The influence of nitrogen ion implantation on the microstructure and chemical composition of a thin layer on the biodegradable Zn-0.8Mg-0.2Sr substrate

TL;DR

This study investigates how nitrogen ion implantation affects the microstructure and chemical composition of a biodegradable Zn-0.8Mg-0.2Sr alloy, revealing nano/micro-porous layer formation and increased magnesium content.

Contribution

It provides new insights into the microstructural changes and chemical composition alterations induced by nitrogen ion implantation in biodegradable zinc alloys.

Findings

Formation of nano/micro-porous layers up to 400 nm thick.

Significant increase in magnesium content from 0.8 to 15 wt%.

Presence of nitrogen in zinc confirmed by GD-OES.

Abstract

In this research, the influence of the N+ ion implantation process on the microstructure of a biodegradable Zn-0.8Mg-0.2Sr alloy was investigated using various experimental techniques. Microscopic analysis revealed that a fluence of 17x10^17 ions/cm^2 resulted in the oversaturation of pure Zn and Mg2Zn11 surfaces, leading to the formation of nano/micro-porous layers up to 400 nm thick.

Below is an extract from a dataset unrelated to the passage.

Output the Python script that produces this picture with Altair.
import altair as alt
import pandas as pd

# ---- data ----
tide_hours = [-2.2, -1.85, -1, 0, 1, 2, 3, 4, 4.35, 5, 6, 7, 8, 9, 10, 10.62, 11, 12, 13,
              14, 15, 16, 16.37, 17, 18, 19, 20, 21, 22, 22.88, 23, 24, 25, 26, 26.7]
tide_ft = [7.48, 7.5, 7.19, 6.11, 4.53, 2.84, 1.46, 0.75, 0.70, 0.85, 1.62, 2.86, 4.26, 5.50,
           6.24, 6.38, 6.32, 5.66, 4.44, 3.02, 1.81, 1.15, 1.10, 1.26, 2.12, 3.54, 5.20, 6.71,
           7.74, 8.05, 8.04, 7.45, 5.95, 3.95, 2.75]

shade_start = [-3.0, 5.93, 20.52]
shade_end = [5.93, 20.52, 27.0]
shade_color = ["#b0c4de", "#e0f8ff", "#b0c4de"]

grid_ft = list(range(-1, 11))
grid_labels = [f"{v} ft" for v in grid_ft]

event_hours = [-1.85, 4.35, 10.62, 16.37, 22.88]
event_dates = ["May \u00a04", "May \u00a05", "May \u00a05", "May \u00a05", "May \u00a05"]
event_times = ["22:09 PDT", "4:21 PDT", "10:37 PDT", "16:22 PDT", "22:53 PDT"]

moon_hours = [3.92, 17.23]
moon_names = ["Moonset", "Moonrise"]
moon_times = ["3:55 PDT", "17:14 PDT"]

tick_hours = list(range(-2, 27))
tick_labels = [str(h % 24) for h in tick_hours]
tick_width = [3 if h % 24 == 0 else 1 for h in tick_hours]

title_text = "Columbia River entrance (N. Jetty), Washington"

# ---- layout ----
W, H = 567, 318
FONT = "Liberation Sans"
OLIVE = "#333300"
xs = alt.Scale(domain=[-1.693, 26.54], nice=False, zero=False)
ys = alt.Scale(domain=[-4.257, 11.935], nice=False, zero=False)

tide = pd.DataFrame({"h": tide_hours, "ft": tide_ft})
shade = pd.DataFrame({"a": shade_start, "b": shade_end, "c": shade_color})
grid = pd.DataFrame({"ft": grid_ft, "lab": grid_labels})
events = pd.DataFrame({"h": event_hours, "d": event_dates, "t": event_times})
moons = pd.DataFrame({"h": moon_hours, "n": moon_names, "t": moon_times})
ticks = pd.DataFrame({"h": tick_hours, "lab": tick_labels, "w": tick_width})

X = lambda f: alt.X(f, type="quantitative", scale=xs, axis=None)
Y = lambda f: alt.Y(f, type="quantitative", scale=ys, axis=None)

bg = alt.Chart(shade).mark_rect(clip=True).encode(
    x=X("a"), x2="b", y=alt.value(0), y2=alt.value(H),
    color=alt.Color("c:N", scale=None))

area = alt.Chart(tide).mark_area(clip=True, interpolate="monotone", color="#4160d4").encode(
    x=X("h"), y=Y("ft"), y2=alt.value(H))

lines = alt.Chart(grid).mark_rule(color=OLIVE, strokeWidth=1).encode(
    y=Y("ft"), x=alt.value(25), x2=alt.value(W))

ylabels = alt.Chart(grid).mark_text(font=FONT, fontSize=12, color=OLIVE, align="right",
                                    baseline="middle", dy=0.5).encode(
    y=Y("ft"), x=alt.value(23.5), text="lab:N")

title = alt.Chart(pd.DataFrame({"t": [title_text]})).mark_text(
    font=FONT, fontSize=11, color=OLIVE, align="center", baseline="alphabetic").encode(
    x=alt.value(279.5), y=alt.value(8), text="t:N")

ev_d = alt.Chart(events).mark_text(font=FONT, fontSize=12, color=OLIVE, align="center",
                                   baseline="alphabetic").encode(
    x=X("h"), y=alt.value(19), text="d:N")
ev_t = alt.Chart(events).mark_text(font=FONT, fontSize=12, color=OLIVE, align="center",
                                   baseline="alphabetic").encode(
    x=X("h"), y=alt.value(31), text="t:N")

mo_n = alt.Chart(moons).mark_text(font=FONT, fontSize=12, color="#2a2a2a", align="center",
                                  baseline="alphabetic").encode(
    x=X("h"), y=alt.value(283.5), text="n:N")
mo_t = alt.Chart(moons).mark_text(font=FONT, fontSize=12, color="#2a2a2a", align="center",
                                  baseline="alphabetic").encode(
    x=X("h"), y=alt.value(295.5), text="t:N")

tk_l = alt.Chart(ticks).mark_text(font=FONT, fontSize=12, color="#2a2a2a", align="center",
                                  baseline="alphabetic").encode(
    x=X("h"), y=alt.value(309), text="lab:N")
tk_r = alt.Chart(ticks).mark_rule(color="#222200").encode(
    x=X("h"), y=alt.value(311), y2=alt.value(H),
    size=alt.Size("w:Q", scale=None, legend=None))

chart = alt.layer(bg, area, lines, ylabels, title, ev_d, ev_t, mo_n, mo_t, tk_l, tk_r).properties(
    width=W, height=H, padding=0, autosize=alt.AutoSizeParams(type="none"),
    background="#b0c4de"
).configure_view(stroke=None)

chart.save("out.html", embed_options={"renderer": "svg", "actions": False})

The behavior of the Zn-0.8Mg-0.2Sr alloy was observed to be similar to that of the individual pure phases, albeit without the creation of pore structures. A limited formation of MgO and Mg3N2 was observed on the alloy surface, although the overall presence of Mg significantly increased from 0.8 to 15 wt.%. This increase was caused by the decomposition of the Mg2Zn11 phase during the process and subsequent diffusion of Mg toward the surface. The absence of Zn3N2 within the samples could be explained by the thermodynamic instability and low Zn-N affinity. Despite the absence of zinc nitride, GD-OES confirmed 10 at. % of nitrogen in the pure zinc, suggesting a possible accommodation of N atoms in the interstitial positions. This study points out to the complex nature of the process and highlights other promising directions for future research.